--- What you have to do ---
Copy all of the material word for word, except for the pictures.

* start *

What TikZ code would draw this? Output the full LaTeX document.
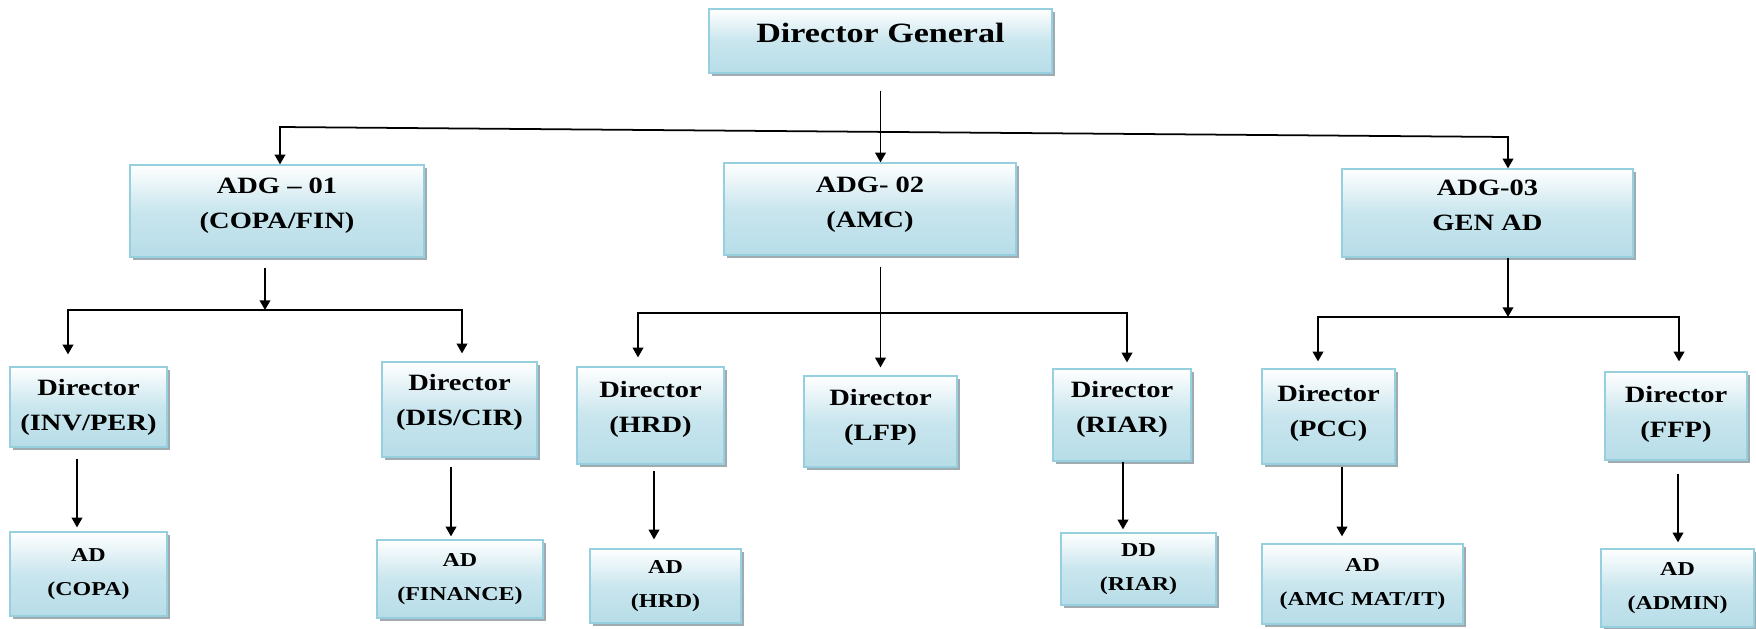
\documentclass[tikz,border=0pt]{standalone}
\usepackage{fontspec}
\setmainfont{Liberation Serif}
\newfontfamily\orgfont[FakeStretch=1.22]{Liberation Serif}
\usetikzlibrary{arrows.meta}
\usetikzlibrary{shadows}
\definecolor{boxblue}{RGB}{183,221,232}
\definecolor{boxline}{RGB}{150,207,222}
\definecolor{shadowgrey}{RGB}{150,162,168}

\begin{document}
\begin{tikzpicture}[x=0.02cm, y=-0.02cm,
    office/.style={rectangle, draw=boxline, line width=0.7pt, top color=white, bottom color=boxblue, middle color=boxblue!75, align=center, inner sep=1pt, drop shadow={shadow xshift=0.06cm, shadow yshift=-0.06cm, fill=shadowgrey, opacity=0.9}},
    boxsize/.style 2 args={minimum width=#1*0.02cm, minimum height=#2*0.02cm},
    head/.style={office, font=\orgfont\bfseries\fontsize{15.9}{19}\selectfont},
    mid/.style={office, font=\orgfont\bfseries\fontsize{13.3}{19.9}\selectfont},
    low/.style={office, font=\orgfont\bfseries\fontsize{11.2}{19.7}\selectfont},
    line/.style={line width=1pt},
    arr/.style={line, -{Triangle[width=6pt, length=5.5pt]}},
    fork/.style={line, {Triangle[width=6pt, length=5.5pt]}-{Triangle[width=6pt, length=5.5pt]}}]
    \useasboundingbox (0,0) rectangle (1756,629);

    % Director General
    \node[head, boxsize={343}{64}, text depth=9pt] (dg) at (880.5,41) {Director General};

    % Assistant Directors General
    \node[mid, boxsize={294}{92}, text depth=8.8pt] (adga) at (277,211) {ADG – 01\\(COPA/FIN)};
    \node[mid, boxsize={292}{92}, text depth=8.2pt] (adgb) at (870,209) {ADG- 02\\(AMC)};
    \node[mid, boxsize={291}{88}, text depth=9pt] (adgc) at (1487.5,213) {ADG-03\\GEN AD};

    % Directors
    \node[mid, boxsize={157}{80}] (dinv) at (88.5,407) {Director\\(INV/PER)};
    \node[mid, boxsize={155}{95}, text depth=11.4pt] (ddis) at (459.5,409.5) {Director\\(DIS/CIR)};
    \node[mid, boxsize={147}{97}, text depth=10pt] (dhrd) at (650.5,415.5) {Director\\(HRD)};
    \node[mid, boxsize={153}{91}, text depth=7.4pt] (dlfp) at (880.5,421.5) {Director\\(LFP)};
    \node[mid, boxsize={138}{92}, text depth=8.8pt] (driar) at (1122,415) {Director\\(RIAR)};
    \node[mid, boxsize={133}{95}, text depth=6.2pt] (dpcc) at (1328.5,416.5) {Director\\(PCC)};
    \node[mid, boxsize={142}{88}, text depth=5pt] (dffp) at (1676,416) {Director\\(FFP)};

    % Assistant and Deputy Directors
    \node[low, boxsize={157}{84}] (adcopa) at (88.5,574) {AD\\(COPA)};
    \node[low, boxsize={166}{78}] (adfin) at (460,579) {AD\\(FINANCE)};
    \node[low, boxsize={151}{74}] (adhrd) at (665.5,586) {AD\\(HRD)};
    \node[low, boxsize={155}{72}] (ddriar) at (1138.5,569) {DD\\(RIAR)};
    \node[low, boxsize={201}{80}] (adamc) at (1362.5,584) {AD\\(AMC MAT/IT)};
    \node[low, boxsize={153}{78}] (adadmin) at (1677.5,588) {AD\\(ADMIN)};

    % DG to ADGs
    \coordinate (busa-l) at (280,127);
    \coordinate (busa-r) at (1508,137);
    \draw[fork] (busa-l |- adga.north) -- (busa-l) -- (busa-r) -- (busa-r |- adgc.north);
    \draw[arr, shorten <=0.34cm] (dg.south) -- (dg.south |- adgb.north);

    % ADG-01 to its directors
    \coordinate (busb-l) at (68,310);
    \coordinate (busb-m) at (265,310);
    \coordinate (busb-r) at (462,310);
    \draw[arr, shorten <=0.2cm] (busb-m |- adga.south) -- (busb-m);
    \draw[fork, shorten <=0.24cm, shorten >=0.16cm] (busb-l |- dinv.north) -- (busb-l) -- (busb-r) -- (busb-r |- ddis.north);

    % ADG-02 to its directors
    \coordinate (busc-l) at (638,313);
    \coordinate (busc-r) at (1127,313);
    \draw[fork, shorten <=0.18cm, shorten >=0.12cm] (busc-l |- dhrd.north) -- (busc-l) -- (busc-r) -- (busc-r |- driar.north);
    \draw[arr, shorten <=0.22cm, shorten >=0.16cm] (dlfp.north |- adgb.south) -- (dlfp.north);

    % ADG-03 to its directors
    \coordinate (busd-l) at (1318,317);
    \coordinate (busd-m) at (1508,317);
    \coordinate (busd-r) at (1679,317);
    \draw[arr] (busd-m |- adgc.south) -- (busd-m);
    \draw[fork, shorten <=0.14cm, shorten >=0.2cm] (busd-l |- dpcc.north) -- (busd-l) -- (busd-r) -- (busd-r |- dffp.north);

    % Directors to ADs
    \foreach \src/\dst/\xx/\ga/\gb in {dinv/adcopa/77/11/4, ddis/adfin/451/9/3, dhrd/adhrd/654/6/9, driar/ddriar/1123/0/3, dpcc/adamc/1342/2/7, dffp/adadmin/1678/13/6}
        \draw[arr, shorten <=\ga*0.02cm, shorten >=\gb*0.02cm] (\xx,0 |- \src.south) -- (\xx,0 |- \dst.north);
\end{tikzpicture}
\end{document}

* end *

--- The answer ---
What TikZ code would draw this? Output the full LaTeX document.
\documentclass[tikz,border=0pt]{standalone}
\usepackage{fontspec}
\setmainfont{Liberation Serif}
\newfontfamily\orgfont[FakeStretch=1.22]{Liberation Serif}
\usetikzlibrary{arrows.meta}
\usetikzlibrary{shadows}
\definecolor{boxblue}{RGB}{183,221,232}
\definecolor{boxline}{RGB}{150,207,222}
\definecolor{shadowgrey}{RGB}{150,162,168}

\begin{document}
\begin{tikzpicture}[x=0.02cm, y=-0.02cm,
    office/.style={rectangle, draw=boxline, line width=0.7pt, top color=white, bottom color=boxblue, middle color=boxblue!75, align=center, inner sep=1pt, drop shadow={shadow xshift=0.06cm, shadow yshift=-0.06cm, fill=shadowgrey, opacity=0.9}},
    boxsize/.style 2 args={minimum width=#1*0.02cm, minimum height=#2*0.02cm},
    head/.style={office, font=\orgfont\bfseries\fontsize{15.9}{19}\selectfont},
    mid/.style={office, font=\orgfont\bfseries\fontsize{13.3}{19.9}\selectfont},
    low/.style={office, font=\orgfont\bfseries\fontsize{11.2}{19.7}\selectfont},
    line/.style={line width=1pt},
    arr/.style={line, -{Triangle[width=6pt, length=5.5pt]}},
    fork/.style={line, {Triangle[width=6pt, length=5.5pt]}-{Triangle[width=6pt, length=5.5pt]}}]
    \useasboundingbox (0,0) rectangle (1756,629);

    % Director General
    \node[head, boxsize={343}{64}, text depth=9pt] (dg) at (880.5,41) {Director General};

    % Assistant Directors General
    \node[mid, boxsize={294}{92}, text depth=8.8pt] (adga) at (277,211) {ADG – 01\\(COPA/FIN)};
    \node[mid, boxsize={292}{92}, text depth=8.2pt] (adgb) at (870,209) {ADG- 02\\(AMC)};
    \node[mid, boxsize={291}{88}, text depth=9pt] (adgc) at (1487.5,213) {ADG-03\\GEN AD};

    % Directors
    \node[mid, boxsize={157}{80}] (dinv) at (88.5,407) {Director\\(INV/PER)};
    \node[mid, boxsize={155}{95}, text depth=11.4pt] (ddis) at (459.5,409.5) {Director\\(DIS/CIR)};
    \node[mid, boxsize={147}{97}, text depth=10pt] (dhrd) at (650.5,415.5) {Director\\(HRD)};
    \node[mid, boxsize={153}{91}, text depth=7.4pt] (dlfp) at (880.5,421.5) {Director\\(LFP)};
    \node[mid, boxsize={138}{92}, text depth=8.8pt] (driar) at (1122,415) {Director\\(RIAR)};
    \node[mid, boxsize={133}{95}, text depth=6.2pt] (dpcc) at (1328.5,416.5) {Director\\(PCC)};
    \node[mid, boxsize={142}{88}, text depth=5pt] (dffp) at (1676,416) {Director\\(FFP)};

    % Assistant and Deputy Directors
    \node[low, boxsize={157}{84}] (adcopa) at (88.5,574) {AD\\(COPA)};
    \node[low, boxsize={166}{78}] (adfin) at (460,579) {AD\\(FINANCE)};
    \node[low, boxsize={151}{74}] (adhrd) at (665.5,586) {AD\\(HRD)};
    \node[low, boxsize={155}{72}] (ddriar) at (1138.5,569) {DD\\(RIAR)};
    \node[low, boxsize={201}{80}] (adamc) at (1362.5,584) {AD\\(AMC MAT/IT)};
    \node[low, boxsize={153}{78}] (adadmin) at (1677.5,588) {AD\\(ADMIN)};

    % DG to ADGs
    \coordinate (busa-l) at (280,127);
    \coordinate (busa-r) at (1508,137);
    \draw[fork] (busa-l |- adga.north) -- (busa-l) -- (busa-r) -- (busa-r |- adgc.north);
    \draw[arr, shorten <=0.34cm] (dg.south) -- (dg.south |- adgb.north);

    % ADG-01 to its directors
    \coordinate (busb-l) at (68,310);
    \coordinate (busb-m) at (265,310);
    \coordinate (busb-r) at (462,310);
    \draw[arr, shorten <=0.2cm] (busb-m |- adga.south) -- (busb-m);
    \draw[fork, shorten <=0.24cm, shorten >=0.16cm] (busb-l |- dinv.north) -- (busb-l) -- (busb-r) -- (busb-r |- ddis.north);

    % ADG-02 to its directors
    \coordinate (busc-l) at (638,313);
    \coordinate (busc-r) at (1127,313);
    \draw[fork, shorten <=0.18cm, shorten >=0.12cm] (busc-l |- dhrd.north) -- (busc-l) -- (busc-r) -- (busc-r |- driar.north);
    \draw[arr, shorten <=0.22cm, shorten >=0.16cm] (dlfp.north |- adgb.south) -- (dlfp.north);

    % ADG-03 to its directors
    \coordinate (busd-l) at (1318,317);
    \coordinate (busd-m) at (1508,317);
    \coordinate (busd-r) at (1679,317);
    \draw[arr] (busd-m |- adgc.south) -- (busd-m);
    \draw[fork, shorten <=0.14cm, shorten >=0.2cm] (busd-l |- dpcc.north) -- (busd-l) -- (busd-r) -- (busd-r |- dffp.north);

    % Directors to ADs
    \foreach \src/\dst/\xx/\ga/\gb in {dinv/adcopa/77/11/4, ddis/adfin/451/9/3, dhrd/adhrd/654/6/9, driar/ddriar/1123/0/3, dpcc/adamc/1342/2/7, dffp/adadmin/1678/13/6}
        \draw[arr, shorten <=\ga*0.02cm, shorten >=\gb*0.02cm] (\xx,0 |- \src.south) -- (\xx,0 |- \dst.north);
\end{tikzpicture}
\end{document}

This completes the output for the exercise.